2 Kommentare zu „Ausgelaugt

  1. Die TAZ ist ja der Ignoranz von Antisemitismus-Vorwürfe unverdächtig. Daniel Bax, ihr ‚Redakteur im Parlamentsbüro‘, schafft es aber darüber hinaus, zwischen Antisemitismus und Anti-Israel-Kritik zu unterscheiden – etwas, was Vielen, z. B. dem Autor von „Ausgelaugt“, nicht gelingt! Der Trick der Israelischen Gemeinde in D, beides unter Antisemitismus zu vereinnahmen, ist sehr durchsichtig, verfängt aber leider immer öfter! Dazu gehört auch, den Hamas-Überfall vom 07. Okt. als isolierte Tat darzustellen, die urplötzlich vom Himmel fiel. Dabei werden also die ca. 70 Jahre davor einfach vergessen, worauf UN-Generalsekretär Gutierres hinwies à und was ihm sofort eine Rücktrittsforderung der ‚Freunde Israels‘ einbrachte, die Gott se iDank noch nicht zum Erfolg geführt hat. Geschichte kann man nicht einfach leugnen, vergessen oder verdrängen! Was in Bezug auf den (Spezialfall) Holocaust gilt, gilt für die Geschichte generell – man kann nicht selektiv auswählen!

    TAZ, 27-02-24

    • Empörung über die Berlinale
    • Der Ruf nach Konsequenzen
    • von Daniel Bax

    Nach den vorwiegend propalästinensischen Statements auf der Bühne schlägt die offizielle Kulturpolitik Alarm. Ist das noch gerechtfertigt?

    Deutschland ist empört. Der Bundeskanzler sagt, „dass eine derart einseitige Positionierung so nicht stehen gelassen werden kann“. Kulturstaatsministerin Claudia Roth (Grüne) kündigt an, die „Vorfälle“ aufarbeiten zu wollen, damit so etwas nie wieder passiert.
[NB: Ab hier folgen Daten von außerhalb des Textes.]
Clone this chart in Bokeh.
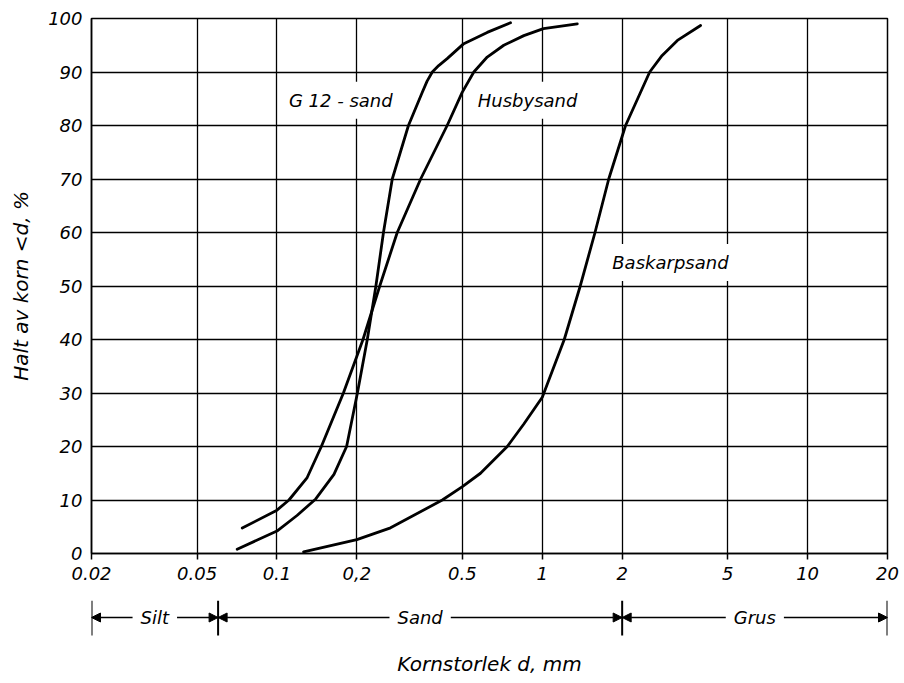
from bokeh.plotting import figure
from bokeh.models import FixedTicker, Label, Arrow, NormalHead, Range1d
from bokeh.layouts import column
from bokeh.embed import file_html
from bokeh.resources import INLINE

# ---------------- data ----------------
x_ticks = [0.02, 0.05, 0.1, 0.2, 0.5, 1, 2, 5, 10, 20]
x_tick_labels = ["0.02", "0.05", "0.1", "0,2", "0.5", "1", "2", "5", "10", "20"]
y_ticks = [0, 10, 20, 30, 40, 50, 60, 70, 80, 90, 100]

g12_d = [0.0708, 0.1, 0.119, 0.140, 0.164, 0.183, 0.201, 0.219, 0.236, 0.252, 0.272,
         0.313, 0.353, 0.368, 0.385, 0.407, 0.438, 0.506, 0.62, 0.759]
g12_p = [0.8, 4.2, 7.1, 10.2, 14.8, 20, 30, 40, 50, 60, 70,
         80, 86.2, 88.3, 90, 91.2, 92.5, 95.3, 97.4, 99.2]

husby_d = [0.074, 0.1, 0.111, 0.130, 0.147, 0.178, 0.211, 0.244, 0.284, 0.348,
           0.438, 0.499, 0.552, 0.62, 0.716, 0.852, 1.01, 1.355]
husby_p = [4.75, 8.1, 10, 14.2, 20, 30, 40, 50, 60, 70,
           80, 86.2, 90, 92.8, 95, 96.8, 98.1, 99]

bask_d = [0.126, 0.2, 0.268, 0.42, 0.5, 0.585, 0.738, 0.852, 1.0, 1.21, 1.39,
          1.58, 1.78, 2.06, 2.54, 2.83, 3.23, 3.95]
bask_p = [0.3, 2.6, 4.8, 10, 12.5, 15, 20, 24.2, 29.2, 40, 50,
          60, 70, 80, 90, 93.1, 95.9, 98.7]

curve_names = ["G 12 - sand", "Husbysand", "Baskarpsand"]
name_pos_d = [0.174, 0.88, 3.04]
name_pos_p = [84.7, 84.7, 54.4]

fraction_bounds = [0.02, 0.06, 2, 20]
fraction_names = ["Silt", "Sand", "Grus"]

FONT = "DejaVu Sans"

# ---------------- main chart ----------------
p = figure(width=904, height=600, x_axis_type="log",
           x_range=Range1d(0.02, 20), y_range=Range1d(0, 100),
           output_backend="svg", toolbar_location=None,
           min_border_left=91, min_border_right=17,
           min_border_top=18, min_border_bottom=47)

p.background_fill_color = "white"
p.border_fill_color = "white"
p.outline_line_color = "black"
p.outline_line_width = 1.5

p.xaxis.ticker = FixedTicker(ticks=x_ticks)
p.xaxis.major_label_overrides = {t: l for t, l in zip(x_ticks, x_tick_labels)}
p.yaxis.ticker = FixedTicker(ticks=y_ticks)
p.xaxis.minor_tick_line_color = None
p.yaxis.minor_tick_line_color = None
p.xaxis.major_tick_out = 6
p.xaxis.major_tick_in = 0
p.yaxis.major_tick_out = 0
p.yaxis.major_tick_in = 0
p.axis.axis_line_color = "black"
p.axis.axis_line_width = 1.5
p.axis.major_tick_line_color = "black"
p.axis.major_tick_line_width = 1.5
p.axis.major_label_text_font = FONT
p.axis.major_label_text_font_style = "italic"
p.axis.major_label_text_font_size = "18px"
p.axis.major_label_text_color = "black"
p.xaxis.major_label_standoff = 7
p.yaxis.major_label_standoff = 9

p.yaxis.axis_label = "Halt av korn <d, %"
p.yaxis.axis_label_text_font = FONT
p.yaxis.axis_label_text_font_style = "italic"
p.yaxis.axis_label_text_font_size = "20px"
p.yaxis.axis_label_text_color = "black"
p.yaxis.axis_label_standoff = 12

p.grid.grid_line_color = "black"
p.grid.grid_line_width = 1.3
p.grid.grid_line_alpha = 1.0

for d, pct in [(g12_d, g12_p), (husby_d, husby_p), (bask_d, bask_p)]:
    p.line(d, pct, line_color="black", line_width=2.8, line_join="round", line_cap="round")

for name, xd, yp in zip(curve_names, name_pos_d, name_pos_p):
    p.add_layout(Label(x=xd, y=yp, text=name, text_align="center", text_baseline="middle",
                       text_font=FONT, text_font_style="italic", text_font_size="18px",
                       text_color="black", background_fill_color="white",
                       padding=dict(left=3, right=3, top=8, bottom=8)))

# ---------------- fraction row + x label ----------------
p2 = figure(width=904, height=83, x_axis_type="log",
            x_range=p.x_range, y_range=Range1d(0, 1),
            output_backend="svg", toolbar_location=None,
            min_border_left=91, min_border_right=17,
            min_border_top=0, min_border_bottom=33)
p2.outline_line_color = None
p2.grid.visible = False
p2.yaxis.visible = False
p2.background_fill_color = "white"
p2.border_fill_color = "white"
p2.xaxis.ticker = FixedTicker(ticks=[])
p2.xaxis.axis_line_color = None
p2.xaxis.major_tick_line_color = None
p2.xaxis.minor_tick_line_color = None
p2.xaxis.major_label_text_font_size = "0px"
p2.xaxis.axis_label = "Kornstorlek d, mm"
p2.xaxis.axis_label_text_font = FONT
p2.xaxis.axis_label_text_font_style = "italic"
p2.xaxis.axis_label_text_font_size = "20px"
p2.xaxis.axis_label_text_color = "black"
p2.xaxis.axis_label_standoff = 1

row_y = 0.66
p2.segment(x0=fraction_bounds, y0=[0.3] * len(fraction_bounds),
           x1=fraction_bounds, y1=[1.0] * len(fraction_bounds),
           line_color="black", line_width=2)

for i, name in enumerate(fraction_names):
    lo, hi = fraction_bounds[i], fraction_bounds[i + 1]
    mid = (lo * hi) ** 0.5
    for end in (lo, hi):
        p2.add_layout(Arrow(end=NormalHead(size=9, fill_color="black", line_color="black", line_width=1),
                            x_start=mid, y_start=row_y, x_end=end, y_end=row_y,
                            line_color="black", line_width=1.5))
for i, name in enumerate(fraction_names):
    lo, hi = fraction_bounds[i], fraction_bounds[i + 1]
    mid = (lo * hi) ** 0.5
    p2.add_layout(Label(x=mid, y=row_y, text=name, text_align="center", text_baseline="middle",
                        text_font=FONT, text_font_style="italic", text_font_size="18px",
                        text_color="black", background_fill_color="white",
                        padding=dict(left=8, right=8, top=2, bottom=2)))

layout = column(p, p2, spacing=0)
open("out.html", "w").write(file_html(layout, INLINE))
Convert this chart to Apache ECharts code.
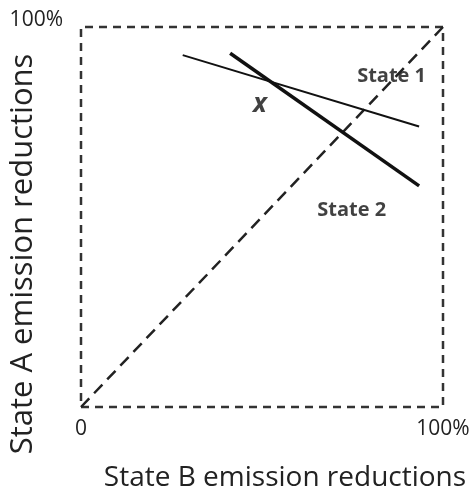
<!DOCTYPE html>
<html><head><meta charset="utf-8">
<script src="https://cdn.jsdelivr.net/npm/echarts@6/dist/echarts.min.js"></script>
<style>html,body{margin:0;padding:0;background:#fff}#c{width:471px;height:488px}</style>
</head><body><div id="c"></div>
<script>
const xTicks = [0, 100];
const xTickLabels = ['0', '100%'];
const yTicks = [100];
const yTickLabels = ['100%'];
const xTitle = 'State B emission reductions';
const yTitle = 'State A emission reductions';
const boxPath = [[0,0],[100,0],[100,100],[0,100],[0,0]];
const diagonal = [[0,0],[100,100]];
const state1 = [[28.1,92.6],[93.4,73.8]];
const state2 = [[41.2,93.1],[93.4,58.2]];
const labelNames = ['State 1','State 2','x'];
const labelPos = [[85.8,87.1],[74.8,51.8],[49.4,79.7]];

const F = 'Open Sans, Lato, sans-serif';
const chart = echarts.init(document.getElementById('c'));
chart.setOption({
  animation:false,
  grid:{left:81, top:27, width:362, height:380, outerBoundsMode:'none', containLabel:false},
  xAxis:{type:'value',min:0,max:100,interval:100,
    axisLine:{show:false},axisTick:{show:false},splitLine:{show:false},
    axisLabel:{margin:12,fontSize:21,color:'#222',fontFamily:F,
      formatter:v=>{const i=xTicks.indexOf(v);return i>=0?xTickLabels[i]:'';}},
    name:xTitle,nameLocation:'middle',nameGap:57,
    nameTextStyle:{fontSize:28,color:'#222',fontFamily:F,padding:[0,0,0,46]}},
  yAxis:{type:'value',min:0,max:100,interval:100,
    axisLine:{show:false},axisTick:{show:false},splitLine:{show:false},
    axisLabel:{margin:18,fontSize:21,color:'#222',fontFamily:F,verticalAlign:'bottom',
      lineHeight:14,
      formatter:v=>{const i=yTicks.indexOf(v);return i>=0?yTickLabels[i]:'';}}},
  graphic:[{type:'text',x:23,y:254,rotation:Math.PI/2,
    style:{text:yTitle,fontSize:31,fontFamily:F,fill:'#222',align:'center',verticalAlign:'middle'}}],
  series:[
    {type:'line',data:boxPath,symbol:'none',clip:false,
      lineStyle:{color:'#333',width:2.5,type:[8,6]}},
    {type:'line',data:diagonal,symbol:'none',clip:false,
      lineStyle:{color:'#222',width:2.5,type:[12,7]}},
    {type:'line',data:state1,symbol:'none',lineStyle:{color:'#111',width:2}},
    {type:'line',data:state2,symbol:'none',lineStyle:{color:'#111',width:3.5}},
    {type:'scatter',symbolSize:0,
      data:labelNames.map((n,i)=>({value:labelPos[i],name:n,
        label:n==='x'?{fontStyle:'italic',fontSize:26}:{}})),
      label:{show:true,position:'inside',formatter:p=>p.name,
        fontFamily:F,fontWeight:'bold',fontSize:20,color:'#111'}}
  ]
});
</script></body></html>
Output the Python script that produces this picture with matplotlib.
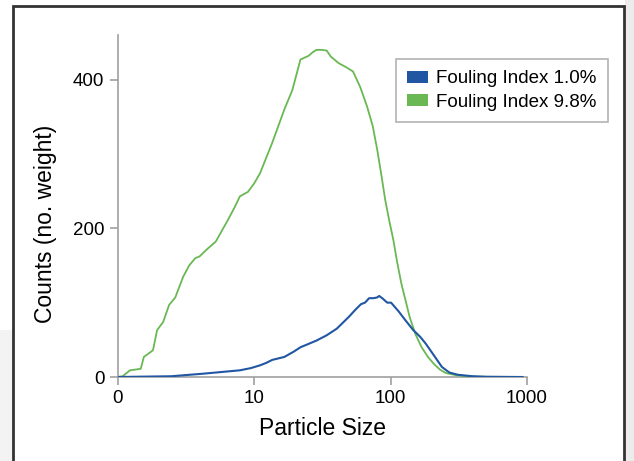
import numpy as np
import matplotlib.pyplot as plt
from matplotlib.patches import Patch, Rectangle

plt.rcParams['font.family'] = ['Liberation Sans', 'DejaVu Sans']

# particle size (log axis) and counts
size_low = [1.0, 2.47, 4.27, 7.88, 9.5, 11.07, 12.3, 13.6, 16.7, 19.5, 21.9, 28.7, 34.0,
            40.4, 49.6, 55.0, 60.8, 65.0, 69.7, 75.0, 79.9, 82.6, 87.0, 94.7, 101,
            115, 129, 147, 165, 181, 210, 238, 270, 312, 400, 502, 927]
counts_low = [0, 1, 4.5, 9, 12, 15.7, 19, 23, 27, 34, 40, 49, 56,
              65, 81, 90, 98, 100, 106, 106, 107, 109, 106, 100, 100,
              88, 76, 63, 54, 45, 28, 13.5, 6, 3, 1, 0.3, 0]

size_high = [1.0, 1.09, 1.235, 1.48, 1.56, 1.82, 1.95, 2.16, 2.39, 2.65, 3.03, 3.35, 3.72,
             3.98, 4.6, 5.24, 6.43, 7.2, 7.88, 9.03, 10.0, 11.07, 13.6, 16.7, 19.1, 21.9,
             25.1, 27.0, 28.7, 31.5, 34.1, 36.5, 41.8, 47.0, 53.1, 60.0, 67.3, 74.0, 79.9,
             86.0, 91.5, 98.0, 105, 112, 120, 138, 152, 169, 188, 207, 230, 254, 300,
             357, 500, 927]
counts_high = [0, 1, 9, 11, 27, 36, 63, 74, 97, 107, 135, 150, 160,
               162, 173, 182, 211, 228, 243, 249, 260, 274, 315, 360, 386, 427,
               432, 437, 440, 440, 439, 431, 422, 417, 411, 390, 364, 338, 306,
               270, 238, 210, 184, 154, 126, 81, 58, 40, 27, 18, 10, 5.4, 2.5,
               1, 0.3, 0]

labels = ['Fouling Index 1.0%', 'Fouling Index 9.8%']
colors = ['#2156a3', '#69b853']
xticks = [1, 10, 100, 1000]
xtick_labels = ['0', '10', '100', '1000']
yticks = [0, 200, 400]

fig = plt.figure(figsize=(6.34, 4.61), dpi=100)

# page background bits: gray shadow left/right, framed box
fig.patches.append(Rectangle((0, 0), 13 / 634, 1 - 330 / 461, transform=fig.transFigure,
                             facecolor='#f3f3f3', edgecolor='none', zorder=0))
fig.patches.append(Rectangle((625 / 634, 0), 9 / 634, 1, transform=fig.transFigure,
                             facecolor='#ececec', edgecolor='none', zorder=0))
fig.patches.append(Rectangle((13 / 634, -0.05), (623.5 - 13) / 634, 1.05 - 6.5 / 461,
                             transform=fig.transFigure, facecolor='white',
                             edgecolor='#333333', linewidth=2, zorder=1))

ax = fig.add_axes([117.5 / 634, 1 - 377 / 461, (527 - 117.5) / 634, (377 - 35) / 461])
ax.set_zorder(5)
ax.patch.set_alpha(0)

ax.plot(size_high, counts_high, color=colors[1], lw=1.3, zorder=3)
ax.plot(size_low, counts_low, color=colors[0], lw=1.5, zorder=4)

ax.set_xscale('log')
ax.set_xlim(1, 1000)
ax.set_ylim(0, 460)
ax.set_xticks(xticks)
ax.set_xticklabels(xtick_labels)
ax.xaxis.set_minor_locator(plt.NullLocator())
ax.set_yticks(yticks)

for side in ['top', 'right']:
    ax.spines[side].set_visible(False)
for side in ['left', 'bottom']:
    ax.spines[side].set_color('#a0a0a0')
    ax.spines[side].set_linewidth(1.2)
ax.tick_params(colors='#a0a0a0', labelcolor='black', labelsize=13.5, length=6, width=1.2)

ax.set_xlabel('Particle Size', fontsize=16.5, labelpad=7)
ax.set_ylabel('Counts (no. weight)', fontsize=16.5)
ax.yaxis.set_label_coords(-0.148, 0.447)

handles = [Patch(facecolor=c, edgecolor='none') for c in colors]
leg = ax.legend(handles, labels, loc='upper left', bbox_to_anchor=(0.68, 0.93),
                fontsize=13.5, frameon=True, fancybox=False, borderpad=0.6,
                handlelength=1.1, handleheight=0.6, handletextpad=0.45, labelspacing=0.35,
                borderaxespad=0)
leg.get_frame().set_edgecolor('#a0a0a0')
leg.get_frame().set_linewidth(1.2)

fig.savefig('out.png', dpi=100)
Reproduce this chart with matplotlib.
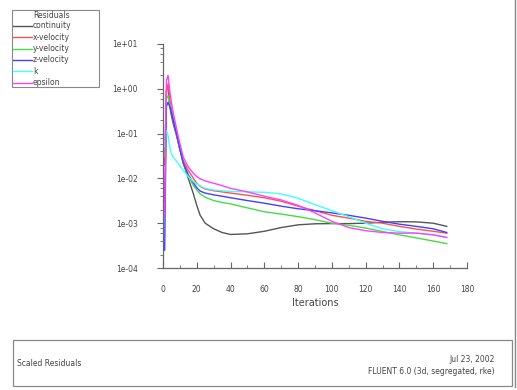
import matplotlib
matplotlib.use("Agg")
import matplotlib.pyplot as plt
from matplotlib.lines import Line2D
from matplotlib.patches import Rectangle
from matplotlib.ticker import LogLocator, MultipleLocator, FixedLocator

# iteration numbers and residual values
iterations = [1, 2, 3, 4, 5, 6, 8, 10, 12, 15, 18, 20, 22, 25, 30, 35, 40,
              50, 60, 70, 80, 90, 100, 110, 120, 130, 140, 150, 160, 168]

continuity = [0.02, 0.95, 1.1, 0.4, 0.25, 0.17, 0.09, 0.045, 0.022, 0.01, 0.0045,
              0.0025, 0.0015, 0.001, 0.00075, 0.00062, 0.00056, 0.00058, 0.00066,
              0.0008, 0.00092, 0.00097, 0.00098, 0.00098, 0.001, 0.00105, 0.00108,
              0.00107, 0.001, 0.00085]
x_velocity = [0.003, 0.8, 1.3, 0.6, 0.35, 0.22, 0.1, 0.045, 0.025, 0.015, 0.01,
              0.0078, 0.0066, 0.0058, 0.0053, 0.005, 0.0047, 0.0042, 0.0037,
              0.0031, 0.0024, 0.0019, 0.0015, 0.0013, 0.0011, 0.001, 0.00085,
              0.00074, 0.00066, 0.0006]
y_velocity = [0.03, 0.6, 0.7, 0.45, 0.3, 0.2, 0.1, 0.045, 0.022, 0.011, 0.007,
              0.0055, 0.0045, 0.0038, 0.0032, 0.0029, 0.0027, 0.0022, 0.0018,
              0.0016, 0.0014, 0.0012, 0.001, 0.0009, 0.00078, 0.00065, 0.00055,
              0.00047, 0.0004, 0.00035]
z_velocity = [0.00025, 0.4, 0.5, 0.4, 0.3, 0.2, 0.1, 0.045, 0.022, 0.012, 0.008,
              0.0062, 0.0052, 0.0047, 0.0043, 0.004, 0.0037, 0.0032, 0.0028,
              0.0024, 0.0021, 0.0019, 0.0017, 0.0015, 0.0013, 0.0011, 0.00095,
              0.00085, 0.00075, 0.00062]
k_resid = [0.05, 0.12, 0.09, 0.05, 0.035, 0.03, 0.024, 0.019, 0.015, 0.011, 0.0085,
           0.0075, 0.0068, 0.006, 0.0055, 0.0053, 0.0051, 0.005, 0.0049, 0.0045,
           0.0036, 0.0026, 0.0019, 0.0014, 0.001, 0.00075, 0.00065, 0.0006,
           0.00055, 0.00048]
epsilon = [0.0015, 1.5, 2.0, 0.9, 0.5, 0.3, 0.13, 0.06, 0.03, 0.018, 0.013, 0.011,
           0.0098, 0.0088, 0.0078, 0.0069, 0.006, 0.005, 0.004, 0.0033, 0.0025,
           0.0017, 0.0011, 0.0008, 0.00068, 0.00062, 0.0006, 0.0006, 0.00055,
           0.00048]

names = ["continuity", "x-velocity", "y-velocity", "z-velocity", "k", "epsilon"]
colors = ["#555555", "#ff5050", "#44dd44", "#4040ff", "#40ffff", "#ff40ff"]
series = [continuity, x_velocity, y_velocity, z_velocity, k_resid, epsilon]

W, H = 517, 390
fig = plt.figure(figsize=(W / 100, H / 100), dpi=100)
fig.patch.set_facecolor("white")

# plot area in pixels: x 163..467, y 44..268
ax = fig.add_axes([163 / W, 1 - 268 / H, 304 / W, 224 / H])
for name, col, vals in zip(names, colors, series):
    ax.plot(iterations, vals, color=col, lw=1.0, label=name)

ax.set_yscale("log")
ax.set_ylim(1e-4, 1e1)
ax.set_xlim(0, 180)
for s in ["top", "right"]:
    ax.spines[s].set_visible(False)
for s in ["left", "bottom"]:
    ax.spines[s].set_color("#666666")
    ax.spines[s].set_linewidth(0.9)

ax.yaxis.set_major_locator(FixedLocator([1e-4, 1e-3, 1e-2, 1e-1, 1e0, 1e1]))
ax.yaxis.set_minor_locator(LogLocator(base=10, subs=[2, 4, 6, 8]))
ax.yaxis.set_major_formatter(plt.FuncFormatter(lambda v, p: "%.0e" % v))
ax.yaxis.set_minor_formatter(plt.NullFormatter())
ax.xaxis.set_major_locator(MultipleLocator(20))
ax.xaxis.set_minor_locator(MultipleLocator(10))
ax.tick_params(axis="y", which="major", direction="out", length=4, color="#666666",
               labelsize=5.5, labelcolor="#444444", pad=14)
ax.tick_params(axis="y", which="minor", direction="out", length=2, color="#666666")
ax.tick_params(axis="x", which="major", direction="in", length=4, color="#666666",
               labelsize=5.5, labelcolor="#444444", pad=12)
ax.tick_params(axis="x", which="minor", direction="in", length=2, color="#666666")
ax.set_xlabel("Iterations", fontsize=7, color="#444444", labelpad=3)

# legend box, top left
fig.add_artist(Rectangle((12 / W, 1 - 87 / H), 87 / W, 77 / H, transform=fig.transFigure,
                         facecolor="white", edgecolor="#888888", lw=0.8))
fig.text(33 / W, 1 - 16 / H, "Residuals", fontsize=5.5, color="#444444", va="center")
for i, (name, col) in enumerate(zip(names, colors)):
    yy = 1 - (26 + i * 11.3) / H
    fig.add_artist(Line2D([13 / W, 32 / W], [yy, yy], transform=fig.transFigure,
                          color=col, lw=1.0))
    fig.text(33 / W, yy, name, fontsize=5.5, color="#444444", va="center")

# footer box
fig.add_artist(Rectangle((13 / W, 1 - 386 / H), 499 / W, 46 / H, transform=fig.transFigure,
                         facecolor="white", edgecolor="#888888", lw=0.9))
fig.text(17 / W, 1 - 363 / H, "Scaled Residuals", fontsize=5.5, color="#444444", va="center")
fig.text(495 / W, 1 - 360 / H, "Jul 23, 2002", fontsize=5.5, color="#444444",
         va="center", ha="right")
fig.text(495 / W, 1 - 371 / H, "FLUENT 6.0 (3d, segregated, rke)", fontsize=5.5,
         color="#444444", va="center", ha="right")

# right edge line of the window
fig.add_artist(Line2D([515 / W, 515 / W], [1 - 387 / H, 1], transform=fig.transFigure,
                      color="#888888", lw=1))

fig.savefig("out.png", dpi=100)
Der Antisemitismusbeauftragte Felix Klein findet, die ausländischen Filmschaffenden hätten „ihr Gastrecht missbraucht“. Berlins Kultursenator Joe Chialo (CDU) kündigt Konsequenzen für die Kulturförderung an. Der Justizminister droht mit strafrechtlichen Konsequenzen.

    Was ist passiert? Auf der Abschlussgala der Berliner Filmfestspiele äußerten sich Jury-Mitglieder sowie Preisträgerinnen und Preisträger zu Israels Krieg in Gaza. Einige forderten mit Ansteckern einen Waffenstillstand. Der US-amerikanische Regisseur Ben Russell sprach von einem „Genozid“, er und andere trugen Palästinensertücher. Der israelische Filmemacher Yuval Abraham, dessen Film über die Siedlungspolitik seines Landes in der Westbank ausgezeichnet wurde, sprach von „Apartheid“. Sein palästinensischer Co-Regisseur Basel Adra forderte Deutschland auf, keine Waffen mehr an Israel zu liefern. Das Publikum applaudierte. Die Berlinale-Leitung distanzierte sich anschließend von den Statements.

    In den überschäumenden Reaktionen ist jetzt viel von „Israel-Hass“ und „Antisemitismus“ die Rede. Dabei handelt es sich in all diesen Fällen um eine politische Kritik. Man kann diese Kritik einseitig und falsch finden, für plakativ, völlig überzogen, naiv oder unfair halten. Es bleibt aber eine politische Kritik an Staaten, in diesem Fall an Israel und Deutschland. Das ist etwas anderes als ein Ressentiment gegen­ eine Minderheit, und es ist von der Meinungs- und Kunstfreiheit gedeckt, auch wenn es einer vermeintlichen „Staatsraison“ widerspricht.

    Muss man das aushalten? Ja, auch wenn es einem nicht gefällt. Alles andere läuft auf Gesinnungsprüfungen, Benimmregeln, Verbote und Zensur hinaus. Das wollen manche offenbar, denn das meinen sie mit „Konsequenzen“. Das sollten sie dann auch so offen sagen, statt sich hinter Antisemitismusvorwürfen zu verstecken.